Escrito ao longo dos anos de 2005 e 2006 e publicado em 2007, composto na prosa límpida e tranquila que caracteriza Haruki Murakami, Do que eu falo quando eu falo de corrida é um bom manual da vida. Digo isso porque há algo de inspirador em acompanhar a rotina de alguém que, além de escrever romances, corre dez quilômetros por dia e se arrisca em maratonas, ultramaratonas e triatlo. E, de acordo com o que dizem por aí, aos 74 anos de idade o autor segue correndo e escrevendo. Suas reflexões sobre o tempo e o envelhecimento também são simples e verdadeiras. Sobre seus motivos para se exercitar, por exemplo: “Um dos privilégios concedidos àqueles que evitaram morrer jovens é o direito abençoado de ficarem velhos. A honra do declínio físico está esperando, e você precisa de acostumar com essa realidade.”

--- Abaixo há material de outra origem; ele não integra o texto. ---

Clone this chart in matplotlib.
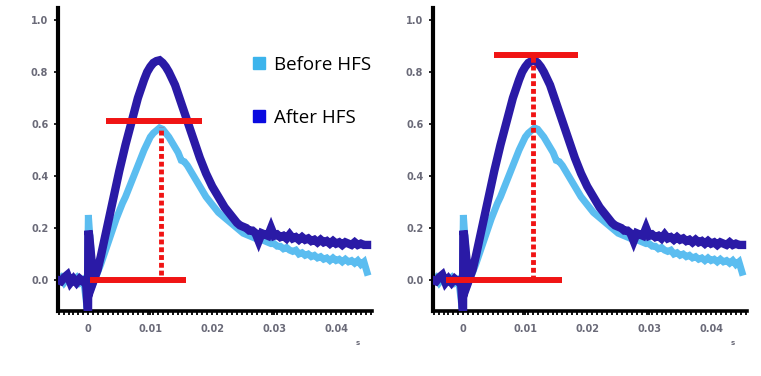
import numpy as np
import matplotlib
matplotlib.use("Agg")
import matplotlib.pyplot as plt
from matplotlib.lines import Line2D
from matplotlib.ticker import MultipleLocator

# Tempo em ms (linha de base + artefato do estímulo)
t_pre_antes = [-4.9, -4.4, -3.9, -3.4, -2.9, -2.4, -1.9, -1.4, -0.9, -0.6, -0.2, 0.0, 0.15, 0.6, 1.0]
v_pre_antes = [0.0, 0.01, -0.01, 0.005, -0.005, 0.0, 0.01, -0.01, 0.0, -0.03, -0.11, 0.25, 0.2, 0.06, 0.0]

t_pre_depois = [-4.9, -4.4, -3.9, -3.4, -2.9, -2.4, -1.9, -1.4, -0.9, -0.4, -0.05, 0.0, 0.15, 0.5, 0.9]
v_pre_depois = [0.0, -0.005, 0.01, 0.02, -0.01, 0.005, -0.01, 0.005, -0.005, 0.0, -0.13, 0.19, 0.17, 0.08, 0.0]

# Tempo em ms (resposta)
t_main = [1.5, 2.0, 2.5, 3.0, 3.5, 4.0, 4.5, 5.0, 5.5, 6.0,
          6.5, 7.0, 7.5, 8.0, 8.5, 9.0, 9.5, 10.0, 10.5, 11.0,
          11.5, 12.0, 12.5, 13.0, 13.5, 14.0, 14.5, 15.0, 15.5, 16.0,
          16.5, 17.0, 17.5, 18.0, 18.5, 19.0, 19.5, 20.0, 20.5, 21.0,
          21.5, 22.0, 22.5, 23.0, 23.5, 24.0, 24.5, 25.0, 25.5, 26.0,
          26.5, 27.0, 27.5, 28.0, 28.5, 29.0, 29.5, 30.0, 30.5, 31.0,
          31.5, 32.0, 32.5, 33.0, 33.5, 34.0, 34.5, 35.0, 35.5, 36.0,
          36.5, 37.0, 37.5, 38.0, 38.5, 39.0, 39.5, 40.0, 40.5, 41.0,
          41.5, 42.0, 42.5, 43.0, 43.5, 44.0, 44.5, 45.0]

# Before HFS
v_antes = [0.03, 0.06, 0.095, 0.13, 0.165, 0.20, 0.235, 0.265, 0.295, 0.32,
           0.35, 0.38, 0.41, 0.44, 0.47, 0.50, 0.525, 0.55, 0.565, 0.575,
           0.585, 0.58, 0.565, 0.55, 0.53, 0.51, 0.49, 0.46, 0.455, 0.44,
           0.42, 0.40, 0.38, 0.36, 0.34, 0.32, 0.305, 0.29, 0.275, 0.26,
           0.25, 0.24, 0.23, 0.22, 0.21, 0.20, 0.19, 0.18, 0.175, 0.17,
           0.165, 0.16, 0.155, 0.155, 0.15, 0.145, 0.14, 0.14, 0.13, 0.13,
           0.12, 0.125, 0.115, 0.11, 0.115, 0.10, 0.105, 0.095, 0.10, 0.09,
           0.095, 0.085, 0.09, 0.08, 0.085, 0.075, 0.085, 0.075, 0.08, 0.07,
           0.08, 0.07, 0.075, 0.065, 0.075, 0.06, 0.07, 0.03]

# After HFS
v_depois = [0.04, 0.09, 0.145, 0.20, 0.255, 0.31, 0.365, 0.42, 0.47, 0.52,
            0.565, 0.61, 0.655, 0.70, 0.735, 0.77, 0.80, 0.82, 0.835, 0.842,
            0.845, 0.835, 0.82, 0.80, 0.775, 0.75, 0.715, 0.68, 0.645, 0.61,
            0.575, 0.54, 0.505, 0.47, 0.44, 0.41, 0.385, 0.36, 0.34, 0.32,
            0.30, 0.28, 0.265, 0.25, 0.235, 0.22, 0.21, 0.205, 0.20, 0.19,
            0.19, 0.18, 0.15, 0.18, 0.175, 0.17, 0.20, 0.17, 0.175, 0.165,
            0.17, 0.16, 0.175, 0.16, 0.165, 0.155, 0.165, 0.155, 0.16, 0.15,
            0.155, 0.145, 0.155, 0.145, 0.15, 0.14, 0.15, 0.14, 0.145, 0.135,
            0.145, 0.14, 0.135, 0.145, 0.135, 0.14, 0.135, 0.135]

# Marcas vermelhas (ms e amplitude) de cada painel
marcas_esq = {'topo_y': 0.61, 'topo_x': (2.9, 18.4), 'base_x': (0.2, 15.8), 'linha_x': 11.8, 'linha_y': (0.02, 0.59)}
marcas_dir = {'topo_y': 0.865, 'topo_x': (5.0, 18.5), 'base_x': (-2.8, 16.0), 'linha_x': 11.2, 'linha_y': (0.0, 0.86)}

x_ticks = [0.0, 0.01, 0.02, 0.03, 0.04]
x_labels = ['0', '0.01', '0.02', '0.03', '0.04']
y_ticks = [0.0, 0.2, 0.4, 0.6, 0.8, 1.0]
y_labels = ['0.0', '0.2', '0.4', '0.6', '0.8', '1.0']

COR_ANTES = '#5bbdf0'
COR_DEPOIS = '#2a1aa6'
COR_VERMELHO = '#f01414'
COR_TEXTO = '#6a6a78'


def serie(t_pre, v_pre, v_main):
    t = np.array(t_pre + t_main) / 1000.0
    v = np.array(v_pre + v_main)
    return t, v


def desenhar_painel(ax, marcas):
    t, v = serie(t_pre_antes, v_pre_antes, v_antes)
    ax.plot(t, v, color=COR_ANTES, lw=5.0, solid_joinstyle='miter', zorder=2)
    t, v = serie(t_pre_depois, v_pre_depois, v_depois)
    ax.plot(t, v, color=COR_DEPOIS, lw=6.0, solid_joinstyle='miter', zorder=3)

    # Linhas vermelhas
    ax.plot(np.array(marcas['topo_x']) / 1000.0, [marcas['topo_y']] * 2, color=COR_VERMELHO,
            lw=4.3, solid_capstyle='butt', zorder=5)
    ax.plot(np.array(marcas['base_x']) / 1000.0, [0.0, 0.0], color=COR_VERMELHO,
            lw=4.3, solid_capstyle='butt', zorder=5)
    ax.plot([marcas['linha_x'] / 1000.0] * 2, marcas['linha_y'], color=COR_VERMELHO,
            lw=3.5, dashes=(1.0, 0.6), dash_capstyle='butt', zorder=5)

    ax.set_xlim(-0.0049, 0.0458)
    ax.set_ylim(-0.119, 1.046)
    for lado in ['top', 'right']:
        ax.spines[lado].set_visible(False)
    ax.spines['left'].set_linewidth(3)
    ax.spines['bottom'].set_linewidth(2.6)

    ax.set_xticks(x_ticks)
    ax.set_xticklabels(x_labels)
    ax.set_yticks(y_ticks)
    ax.set_yticklabels(y_labels)
    ax.xaxis.set_minor_locator(MultipleLocator(0.0008))
    ax.yaxis.set_minor_locator(MultipleLocator(0.01))
    ax.tick_params(axis='x', which='both', direction='out', length=3.2, width=1.3, pad=6,
                   labelsize=7, labelcolor=COR_TEXTO)
    ax.tick_params(axis='y', which='major', direction='out', length=3, width=1.2, pad=4,
                   labelsize=7, labelcolor=COR_TEXTO)
    ax.tick_params(axis='y', which='minor', direction='out', length=1.5, width=1.0)
    for lbl in ax.get_xticklabels() + ax.get_yticklabels():
        lbl.set_fontweight('bold')

    # unidade "s"
    ax.text(0.955, -0.105, 's', transform=ax.transAxes, fontsize=5, fontweight='bold',
            color=COR_TEXTO, ha='center', va='center')


fig = plt.figure(figsize=(7.61, 3.76), dpi=100)
ax1 = fig.add_axes([58 / 761, 65 / 376, 314 / 761, 303 / 376])
ax2 = fig.add_axes([433 / 761, 65 / 376, 314 / 761, 303 / 376])

desenhar_painel(ax1, marcas_esq)
desenhar_painel(ax2, marcas_dir)

# Legenda
handles = [Line2D([], [], marker='s', ls='none', color='#3cb4ec', markersize=8.5),
           Line2D([], [], marker='s', ls='none', color='#0a0ae0', markersize=8.5)]
leg = ax1.legend(handles, ['Before HFS', 'After HFS'], loc='upper left',
                 bbox_to_anchor=(252 / 761, 1 - 56 / 376), bbox_transform=fig.transFigure,
                 frameon=False, handlelength=0.7, handletextpad=0.5, labelspacing=1.85,
                 borderpad=0, borderaxespad=0, prop={'family': 'Open Sans', 'size': 13.5})

fig.savefig('out.png', dpi=100)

O mais interessante, no entanto, é a maneira como Murakami entrelaça sua vida de corredor e sua vida de romancista. Tanto para o atleta quanto para o artista, “a barreira que divide a confiança salutar do orgulho prejudicial é muito fina.” Além disso, para ele, os atributos de um bom corredor e de um bom escritor são os mesmos: talento, concentração e perseverança.
Vale a pena ler essas memórias da escrita e do corpo para aprender mais tanto sobre a escrita quanto sobre o corpo. A certa altura do livro, diz Murakami: “A maior parte do que sei sobre escrever, aprendi correndo todos os dias. São lições práticas, físicas. Até onde posso me forçar? Quanto descanso é apropriado – e quanto é demais? Até onde posso levar alguma coisa e ainda assim mantê-la decente e consistente? Quando uma coisa se torna tacanha e inflexível? Quanta consciência do mundo exterior devo ter, e quanto devo me concentrar em meu próprio mundo interior? Em que medida devo ter confiança em minhas capacidades, e quando devo começar a duvidar de mim mesmo? Sei que se eu não tivesse me tornado um corredor de longa distância quando me tornei romancista, minha obra teria sido vastamente diferente.”